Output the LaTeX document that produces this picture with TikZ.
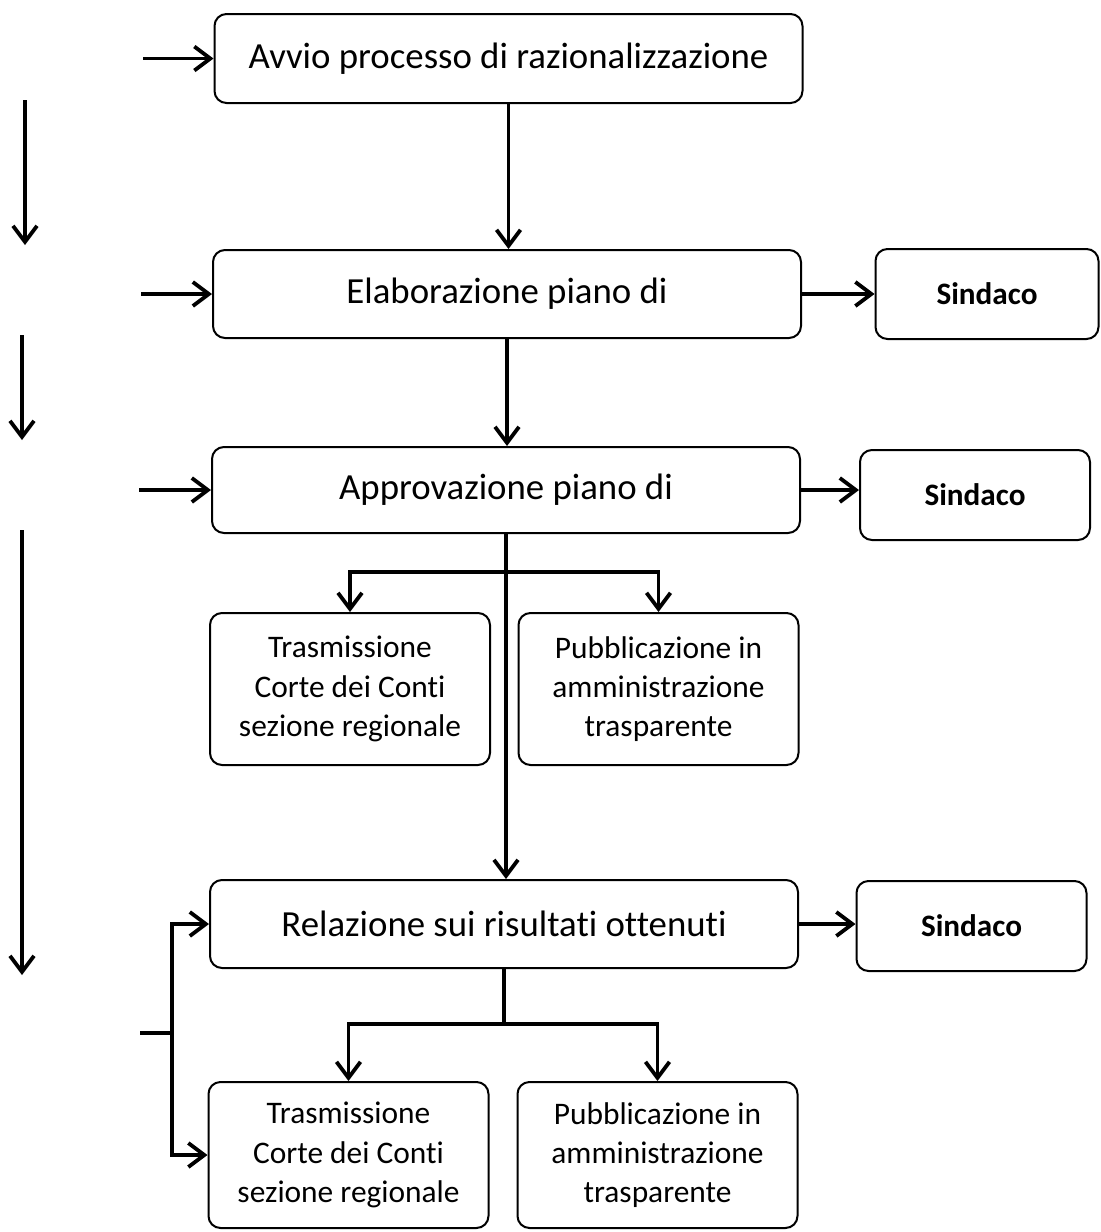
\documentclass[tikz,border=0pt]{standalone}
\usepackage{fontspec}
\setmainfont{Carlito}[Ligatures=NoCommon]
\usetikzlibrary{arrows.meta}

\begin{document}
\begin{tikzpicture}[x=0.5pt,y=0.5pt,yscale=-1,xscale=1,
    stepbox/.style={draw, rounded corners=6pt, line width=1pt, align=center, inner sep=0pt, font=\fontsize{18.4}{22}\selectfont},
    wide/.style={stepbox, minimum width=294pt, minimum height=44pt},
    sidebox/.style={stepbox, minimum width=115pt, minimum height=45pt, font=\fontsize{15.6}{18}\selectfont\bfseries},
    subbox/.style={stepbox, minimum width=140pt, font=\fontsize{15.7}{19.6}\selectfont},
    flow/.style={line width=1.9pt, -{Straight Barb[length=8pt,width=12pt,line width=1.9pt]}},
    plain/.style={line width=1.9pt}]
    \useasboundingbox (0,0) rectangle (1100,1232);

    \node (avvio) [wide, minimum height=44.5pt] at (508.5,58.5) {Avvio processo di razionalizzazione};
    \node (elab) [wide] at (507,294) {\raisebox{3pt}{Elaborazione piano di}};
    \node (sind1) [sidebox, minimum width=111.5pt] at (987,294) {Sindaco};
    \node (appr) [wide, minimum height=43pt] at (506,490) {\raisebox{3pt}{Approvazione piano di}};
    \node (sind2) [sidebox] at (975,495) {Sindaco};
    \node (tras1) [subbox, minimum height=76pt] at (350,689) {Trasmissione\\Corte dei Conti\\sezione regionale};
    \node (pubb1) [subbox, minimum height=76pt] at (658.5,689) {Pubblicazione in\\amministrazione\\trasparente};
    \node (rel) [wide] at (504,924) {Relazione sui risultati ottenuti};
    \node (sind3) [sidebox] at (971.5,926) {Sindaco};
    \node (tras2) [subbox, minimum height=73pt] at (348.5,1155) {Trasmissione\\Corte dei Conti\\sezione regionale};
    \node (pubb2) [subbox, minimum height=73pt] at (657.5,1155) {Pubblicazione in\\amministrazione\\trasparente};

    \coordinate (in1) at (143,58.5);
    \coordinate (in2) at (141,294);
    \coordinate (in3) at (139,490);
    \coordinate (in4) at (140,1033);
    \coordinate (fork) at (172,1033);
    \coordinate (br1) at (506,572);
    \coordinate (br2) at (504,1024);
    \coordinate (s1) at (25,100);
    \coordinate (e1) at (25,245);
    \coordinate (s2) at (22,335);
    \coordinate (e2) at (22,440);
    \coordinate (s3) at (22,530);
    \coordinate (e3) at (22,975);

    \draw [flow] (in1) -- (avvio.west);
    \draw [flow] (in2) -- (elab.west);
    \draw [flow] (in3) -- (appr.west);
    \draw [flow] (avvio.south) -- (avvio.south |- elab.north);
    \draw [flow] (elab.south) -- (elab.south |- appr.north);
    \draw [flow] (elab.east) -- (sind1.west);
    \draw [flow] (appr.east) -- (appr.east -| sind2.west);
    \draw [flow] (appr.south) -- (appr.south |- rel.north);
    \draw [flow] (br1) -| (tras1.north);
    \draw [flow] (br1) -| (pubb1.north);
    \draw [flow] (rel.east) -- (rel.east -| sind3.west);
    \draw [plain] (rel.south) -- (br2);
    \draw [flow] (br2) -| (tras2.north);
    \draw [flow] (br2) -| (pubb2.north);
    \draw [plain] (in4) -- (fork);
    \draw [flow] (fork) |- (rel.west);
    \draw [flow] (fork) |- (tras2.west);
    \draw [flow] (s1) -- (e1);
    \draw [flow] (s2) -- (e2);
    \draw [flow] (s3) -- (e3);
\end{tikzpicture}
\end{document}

WHAT TO PRODUCE |
Reproduce all of the data exactly; the pictures do not belong in the copy.

TASK SOLUTION |
Output the LaTeX document that produces this picture with TikZ.
\documentclass[tikz,border=0pt]{standalone}
\usepackage{fontspec}
\setmainfont{Carlito}[Ligatures=NoCommon]
\usetikzlibrary{arrows.meta}

\begin{document}
\begin{tikzpicture}[x=0.5pt,y=0.5pt,yscale=-1,xscale=1,
    stepbox/.style={draw, rounded corners=6pt, line width=1pt, align=center, inner sep=0pt, font=\fontsize{18.4}{22}\selectfont},
    wide/.style={stepbox, minimum width=294pt, minimum height=44pt},
    sidebox/.style={stepbox, minimum width=115pt, minimum height=45pt, font=\fontsize{15.6}{18}\selectfont\bfseries},
    subbox/.style={stepbox, minimum width=140pt, font=\fontsize{15.7}{19.6}\selectfont},
    flow/.style={line width=1.9pt, -{Straight Barb[length=8pt,width=12pt,line width=1.9pt]}},
    plain/.style={line width=1.9pt}]
    \useasboundingbox (0,0) rectangle (1100,1232);

    \node (avvio) [wide, minimum height=44.5pt] at (508.5,58.5) {Avvio processo di razionalizzazione};
    \node (elab) [wide] at (507,294) {\raisebox{3pt}{Elaborazione piano di}};
    \node (sind1) [sidebox, minimum width=111.5pt] at (987,294) {Sindaco};
    \node (appr) [wide, minimum height=43pt] at (506,490) {\raisebox{3pt}{Approvazione piano di}};
    \node (sind2) [sidebox] at (975,495) {Sindaco};
    \node (tras1) [subbox, minimum height=76pt] at (350,689) {Trasmissione\\Corte dei Conti\\sezione regionale};
    \node (pubb1) [subbox, minimum height=76pt] at (658.5,689) {Pubblicazione in\\amministrazione\\trasparente};
    \node (rel) [wide] at (504,924) {Relazione sui risultati ottenuti};
    \node (sind3) [sidebox] at (971.5,926) {Sindaco};
    \node (tras2) [subbox, minimum height=73pt] at (348.5,1155) {Trasmissione\\Corte dei Conti\\sezione regionale};
    \node (pubb2) [subbox, minimum height=73pt] at (657.5,1155) {Pubblicazione in\\amministrazione\\trasparente};

    \coordinate (in1) at (143,58.5);
    \coordinate (in2) at (141,294);
    \coordinate (in3) at (139,490);
    \coordinate (in4) at (140,1033);
    \coordinate (fork) at (172,1033);
    \coordinate (br1) at (506,572);
    \coordinate (br2) at (504,1024);
    \coordinate (s1) at (25,100);
    \coordinate (e1) at (25,245);
    \coordinate (s2) at (22,335);
    \coordinate (e2) at (22,440);
    \coordinate (s3) at (22,530);
    \coordinate (e3) at (22,975);

    \draw [flow] (in1) -- (avvio.west);
    \draw [flow] (in2) -- (elab.west);
    \draw [flow] (in3) -- (appr.west);
    \draw [flow] (avvio.south) -- (avvio.south |- elab.north);
    \draw [flow] (elab.south) -- (elab.south |- appr.north);
    \draw [flow] (elab.east) -- (sind1.west);
    \draw [flow] (appr.east) -- (appr.east -| sind2.west);
    \draw [flow] (appr.south) -- (appr.south |- rel.north);
    \draw [flow] (br1) -| (tras1.north);
    \draw [flow] (br1) -| (pubb1.north);
    \draw [flow] (rel.east) -- (rel.east -| sind3.west);
    \draw [plain] (rel.south) -- (br2);
    \draw [flow] (br2) -| (tras2.north);
    \draw [flow] (br2) -| (pubb2.north);
    \draw [plain] (in4) -- (fork);
    \draw [flow] (fork) |- (rel.west);
    \draw [flow] (fork) |- (tras2.west);
    \draw [flow] (s1) -- (e1);
    \draw [flow] (s2) -- (e2);
    \draw [flow] (s3) -- (e3);
\end{tikzpicture}
\end{document}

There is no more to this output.